For Neil Richardson, the concept of bargaining (quid pro quo or a favour for a favour) remains central to the analysis of the asymmetrical relationship, in which the economically dependent state complies with the explicit or implicit expectations of the donor as ‘partial payment in exchange for the maintenance of benefits [it] derives from [its] economic ties to the dominant country’.16 Richardson also notes the limits of asymmetrical interdependence, suggesting that the dependent state’s compliance could diminish if the dominant state’s demands become too incompatible with the dependent’s wishes.17 Bruce Moon reminds us that the bargaining concept assumes a dependent state having the choice of a different policy option in the absence of influence attempt, while Kenneth Menkhaus and Charles Kegley suggest that the compliance could result from voluntary alignment or co-optation, rather than the influence attempt.18 Exceptionally, some argue that the dominant state could derive benefits even when its economic diplomacy fails to establish a dependent relationship, as such attempts alone create an access to the target state’s decision-makers and provide the dominant state with an opportunity to exert its influence.19
James Caporaso proposed three conditions of positive economic diplomacy that could facilitate the formation of a dependent relationship: size of the reliance relationship, importance of the goods on which one relies, and ease, availability and cost of the replacement alternatives.20 Adrienne Armstrong focused on trade and investment as compliance-inducing factors: the higher the degree of a state’s investment controlled by another state, the greater the difficulty of finding a substitute for a commodity or a trading partner; and the more intense demand for a commodity, the greater the possibility of establishing an asymmetrical interdependence.21 David Baldwin suggested eight criteria to estimate the efficacy of an influence attempt based on foreign aid alone.
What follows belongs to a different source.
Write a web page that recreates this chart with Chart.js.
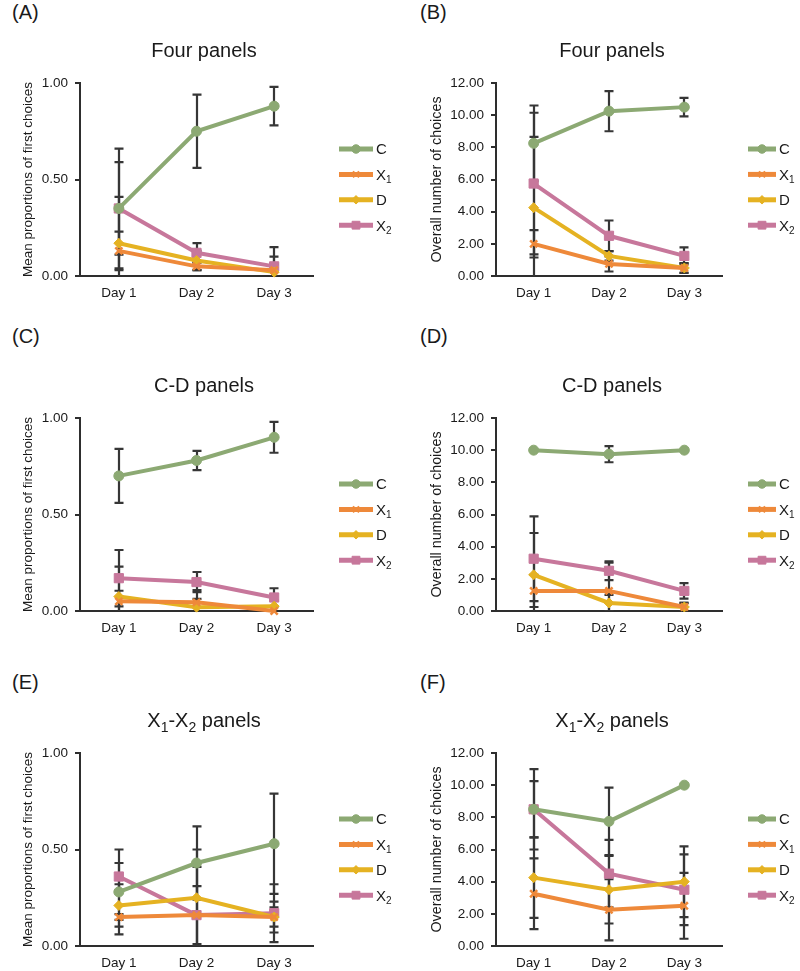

These include fungibility, forms of aid, transparency of donor’s objectives, degree of conflicting interests between donor and recipient’s goals, credibility of threats, size of aid package, future of aid provision and difficulty in providing aid.22 More recently, Eileen Crumm concluded that the dominant and target states’ political and economic characteristics, features of goods and services provided and world market conditions affected the value of economic incentives as instruments inducing foreign policy compliance.23

Aid and trade as instruments of positive economic diplomacy

Two broad sets of motivations have been identified as relevant in examining the objectives of foreign aid: one set refers to states pursuing humanitarian objectives (to promote economic growth or reduce poverty) and the other to the states pursuing their own interests, defined as economic interests (e.g. aid tied to the donor’s exports), security interests, military–strategic interests or political interests. While some states aim primarily at promoting humanitarian objectives, other states are more self-interest driven, while yet others take the middle ground, where the pursuit of aid diplomacy reflects both their interests and recipient needs. Most scholars of positive economic diplomacy argue that humanitarian needs of the recipient states are usually of lesser importance to the majority of donor states when allocating economic assistance than the donors’ interests.24 With the end of the Cold War, however, the donors might have paid a greater attention to the objectives of alleviating poverty and supporting good governance or democracy. And indeed, human concerns began playing a greater role in aid allocation in the 1990s and beyond.25 Yet, some analysts maintain that selfinterest still dominates the donors’ aid policies.26
Empirical studies – whether quantitative or qualitative – confirm some donors’ success (particularly, Japan’s) at converting foreign aid into promotion of their own economic development.27 However, they yield no consistent conclusions confirming or denying the donors’ ability to transform aid into the recipient’s foreign policy compliance. Comparing the United States’ (USA) and the US aid recipients’ voting at the UN, Samuel Bernstein and Eugene Alpern, Eugene Wittkopf, Kul Rai, Per Lundborg and T.Y. Wang, for example, found a correlation between the two.28 Charles Kegley and Steven Hook, however, found no such association despite President Ronald Reagan’s explicit tying of aid to UN votes, and concluded that neither the economic need of the top recipients of US assistance nor the size of US aid as a proportion of their GNI predicted changes in the aid dependent states’ voting coincidence with the United States.29 Armstrong found that US economic aid had a negative effect on compliance, although Soviet aid (particularly in the 1950s) was the ‘single most important predictor of compliance’.30 Philip Roeder, however, disagreed, claiming that ‘the offer or threatened loss of Soviet economic assistance has not directly increased compliant behaviour among recipients’.31 Randall Ne...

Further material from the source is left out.